Peraltro, se rapportiamo il PIL al numero degli occupati, le distanze tra America e Cina si allargano. Ogni lavoratore americano mediamente produce ricchezza per circa 140.000 dollari all’anno, ogni cinese per appena 20.560 dollari, quasi 7 volte in meno. La produttività cinese risulta molto inferiore a quella della superpotenza, cioè a fronte di un maggiore numero di lavoratori e ore lavorate, si produce di meno.

E c’è il fattore cambio. L’ipotesi di Nomura si basa sulla previsione di un apprezzamento dello yuan contro il dollaro a un rapporto di 6, piuttosto credibile, dato che si tratterebbe di un livello di circa il 7% più forte di quello attuale.

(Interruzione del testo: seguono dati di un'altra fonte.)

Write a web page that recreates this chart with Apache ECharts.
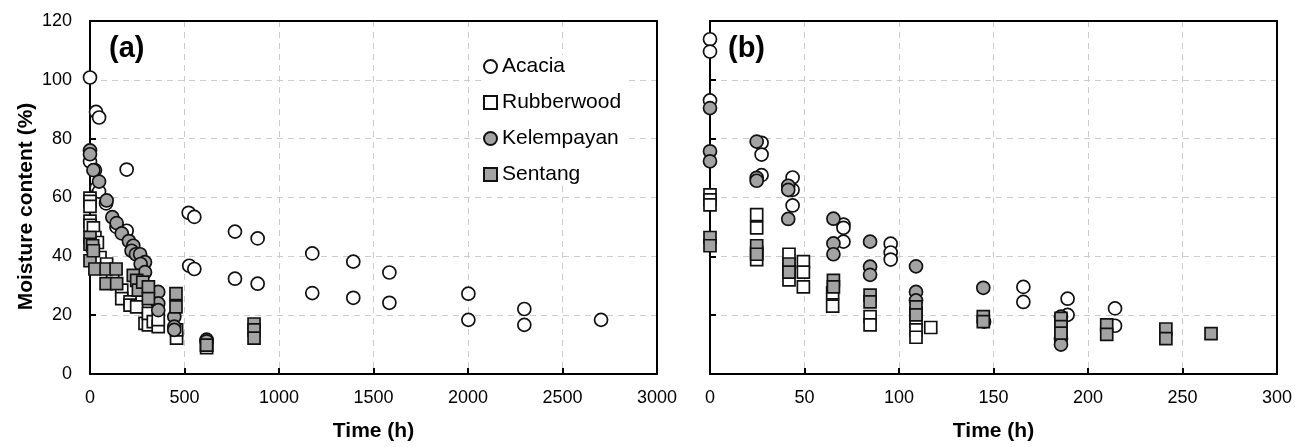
<!DOCTYPE html>
<html>
<head>
<meta charset="utf-8">
<script src="https://cdn.jsdelivr.net/npm/echarts@6/dist/echarts.min.js"></script>
<style>html,body{margin:0;padding:0;background:#fff;}#c{width:1303px;height:447px;}</style>
</head>
<body>
<div id="c"></div>
<script>
// ---- Data (time h, moisture content %) ----
const seriesNames = ['Acacia', 'Rubberwood', 'Kelempayan', 'Sentang'];

const acaciaA = [[0,100.8],[32,89.1],[48,87.2],[0,72.2],[26,69.3],[35,63.2],[48,62],[194,69.5],[194,48.7],[85,58],[140,50],[300,22],[360,20],
  [522,54.8],[552,53.4],[525,36.8],[552,35.7],[767,48.4],[767,32.4],[887,46.1],[887,30.7],[1176,41],[1176,27.5],[1393,38.2],[1393,25.9],
  [1584,34.5],[1584,24.2],[2002,27.3],[2002,18.4],[2298,22.1],[2298,16.7],[2704,18.4]];
const rubberA = [[0,59.8],[0,58.7],[0,57],[0,52],[0,50.5],[18,49.7],[26,46.4],[39,44.7],[53,39.6],[88,37.4],[120,33],[168,28.5],[168,25.6],
  [212,24.5],[212,23.4],[247,22.8],[291,17.2],[309,16.7],[309,20.6],[335,17.8],[361,16.1],[361,18.5],[458,12.2],[458,15],[617,9],[617,9.8]];
const kelempA = [[0,76],[0,74.7],[18,69.3],[48,65.4],[88,59],[118,53.3],[141,51.3],[168,47.8],[206,45.2],[229,43.6],[220,41.9],[243,40.7],
  [265,40.7],[291,38],[268,37.4],[291,34.6],[361,27.9],[361,24],[361,21.7],[446,19.5],[446,16.1],[446,15],[617,11.7],[617,11.1]];
const sentangA = [[0,46.4],[0,44.1],[0,38.5],[14,43.6],[18,41.9],[26,35.7],[85,35.7],[85,30.7],[138,35.7],[141,30.7],[229,33.5],[247,31.8],
  [256,28.5],[279,31.2],[309,29.6],[309,25.6],[455,27.3],[455,22.8],[617,9.8],[868,17],[868,15],[868,12.2]];

const acaciaB = [[0,113.8],[0,109.6],[0,93],[27.3,78.6],[27.3,74.6],[27.3,67.6],[43.7,66.8],[43.7,62.6],[43.7,57.3],[70.6,50.8],[70.6,49.7],
  [70.6,45],[95.6,44.3],[95.6,41.3],[95.6,38.9],[145,17.8],[165.8,29.6],[165.8,24.5],[189.2,25.6],[189.2,20.1],[214.3,22.3],[214.3,16.4]];
const rubberB = [[0,60.9],[0,59.2],[0,57.5],[24.7,54.2],[24.7,49.7],[24.7,41.3],[24.7,38.9],[41.8,40.7],[41.8,35.7],[41.8,32],[49.4,38.2],
  [49.4,34.6],[49.4,29.6],[64.9,27.6],[64.9,23.1],[84.7,19.5],[84.7,16.7],[109,20.6],[109,17.8],[109,15],[109,12.5],[116.8,15.8],[185.7,15]];
const kelempB = [[0,90.4],[0,75.7],[0,72.3],[24.7,79],[24.7,66.7],[24.7,65.7],[41.4,64],[41.4,62.6],[41.4,52.7],[65.3,52.8],[65.3,44.4],
  [65.3,40.7],[84.7,45],[84.7,36.5],[84.7,33.7],[109,36.6],[109,27.9],[109,25],[144.6,29.3],[185.7,19.5],[185.7,12],[185.7,10]];
const sentangB = [[0,46.4],[0,43.6],[24.7,43.6],[24.7,40.7],[41.8,37.4],[41.8,34.6],[65.3,31.8],[65.3,29.6],[84.7,26.8],[84.7,24.5],
  [109,22.8],[109,20.1],[144.6,19.5],[144.6,17.8],[185.7,18.9],[185.7,16.1],[185.7,13.9],[209.9,16.7],[209.9,13.5],[241.2,15.3],[241.2,12],[265.1,13.7]];

const xMaxA = 3000, xIntA = 500;
const xMaxB = 300, xIntB = 50;
const yMax = 120, yInt = 20;

// ---- Styles ----
const FONT = 'Liberation Sans, Arial, sans-serif';
const styles = {
  Acacia:     {symbol:'circle', size:13, color:'#ffffff'},
  Rubberwood: {symbol:'rect',   size:12, color:'#ffffff'},
  Kelempayan: {symbol:'circle', size:13, color:'#a3a3a3'},
  Sentang:    {symbol:'rect',   size:12, color:'#a3a3a3'}
};
function mk(name, data, idx) {
  const s = styles[name];
  return {
    name: name, type:'scatter', xAxisIndex: idx, yAxisIndex: idx,
    data: data, symbol: s.symbol, symbolSize: s.size,
    itemStyle: {color: s.color, borderColor:'#111', borderWidth:1.7, opacity:1},
    emphasis: {disabled:true}
  };
}
const plain = v => String(v);
function xAxis(idx, max, interval) {
  return {
    type:'value', gridIndex: idx, min:0, max:max, interval:interval,
    name:'Time (h)', nameLocation:'middle', nameGap:47,
    nameTextStyle:{fontFamily:FONT, fontSize:21, fontWeight:'bold', color:'#000'},
    axisLine:{show:true, onZero:false, lineStyle:{color:'#000', width:2}},
    axisTick:{show:true, inside:true, length:6, lineStyle:{color:'#000', width:2}},
    axisLabel:{fontFamily:FONT, fontSize:18, color:'#000', margin:15, formatter:plain},
    splitLine:{show:true, lineStyle:{color:'#cccccc', width:1, type:[6,5]}}
  };
}
function xTop(idx, max) {
  return {type:'value', gridIndex:idx, position:'top', min:0, max:max,
    axisLine:{show:true, onZero:false, lineStyle:{color:'#000', width:2}},
    axisTick:{show:false}, axisLabel:{show:false}, splitLine:{show:false}};
}
function yAxis(idx, showLabels) {
  return {
    type:'value', gridIndex: idx, min:0, max:yMax, interval:yInt,
    name: showLabels ? 'Moisture content (%)' : '', nameLocation:'middle', nameGap:53,
    nameTextStyle:{fontFamily:FONT, fontSize:21, fontWeight:'bold', color:'#000', padding:[0,18,0,0]},
    axisLine:{show:true, onZero:false, lineStyle:{color:'#000', width:2}},
    axisTick:{show:true, inside:true, length:6, lineStyle:{color:'#000', width:2}},
    axisLabel:{show:showLabels, fontFamily:FONT, fontSize:18, color:'#000', margin:18, formatter:plain},
    splitLine:{show:true, lineStyle:{color:'#cccccc', width:1, type:[6,5]}}
  };
}
function yRight(idx) {
  return {type:'value', gridIndex:idx, position:'right', min:0, max:yMax,
    axisLine:{show:true, onZero:false, lineStyle:{color:'#000', width:2}},
    axisTick:{show:false}, axisLabel:{show:false}, splitLine:{show:false}};
}

const chart = echarts.init(document.getElementById('c'), null, {renderer:'canvas'});
chart.setOption({
  animation:false,
  backgroundColor:'#ffffff',
  title:[
    {text:'(a)', left:109, top:34, padding:0, textStyle:{fontFamily:FONT, fontSize:29, fontWeight:'bold', color:'#000'}},
    {text:'(b)', left:728, top:34, padding:0, textStyle:{fontFamily:FONT, fontSize:29, fontWeight:'bold', color:'#000'}}
  ],
  legend:{
    data: seriesNames, orient:'vertical', left:483, top:55, padding:[1,6,1,0],
    backgroundColor:'#ffffff', itemWidth:13, itemHeight:13, itemGap:15,
    textStyle:{fontFamily:FONT, fontSize:21, color:'#000', lineHeight:21},
    selectedMode:false
  },
  grid:[
    {left:90, top:21, width:567, height:357, show:false, containLabel:false},
    {left:710, top:21, width:567, height:357, show:false, containLabel:false}
  ],
  xAxis:[xAxis(0, xMaxA, xIntA), xAxis(1, xMaxB, xIntB), xTop(0, xMaxA), xTop(1, xMaxB)],
  yAxis:[yAxis(0, true), yAxis(1, false), yRight(0), yRight(1)],
  series:[
    mk('Acacia', acaciaA, 0), mk('Rubberwood', rubberA, 0), mk('Kelempayan', kelempA, 0), mk('Sentang', sentangA, 0),
    mk('Acacia', acaciaB, 1), mk('Rubberwood', rubberB, 1), mk('Kelempayan', kelempB, 1), mk('Sentang', sentangB, 1)
  ]
});
</script>
</body>
</html>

Ma Pechino vorrà rafforzare il suo tasso di cambio nei prossimi anni, quando verosimilmente neppure l’amministrazione Biden verrà meno alla politica dei dazi in funzione di difesa della manifattura americana? Quella cinese è un’economia “export-led” e la transizione verso una minore dipendenza dal resto del mondo si è dimostrata più lunga e complessa del previsto. I consumi interni restano insufficienti a mantenere i livelli di produzione e c’è il serio rischio che la pandemia abbia accelerato la presa d’atto dell’Occidente che troppe sue produzioni sensibili siano state delocalizzate in Cina e, soprattutto, che di questo passo il ceto medio volterà le spalle ai governi, ritrovandosi schiacciato dalla concorrenza del Dragone. La Cina potrà diventare la prima economia mondiale entro pochi anni, ma non per questo sarà la più ricca in termini di standard di vita, né è escluso che, tagliato il glorioso traguardo (se non prima), non inizi per essa tutta un’altra storia sul piano delle relazioni con le grandi economie del pianeta.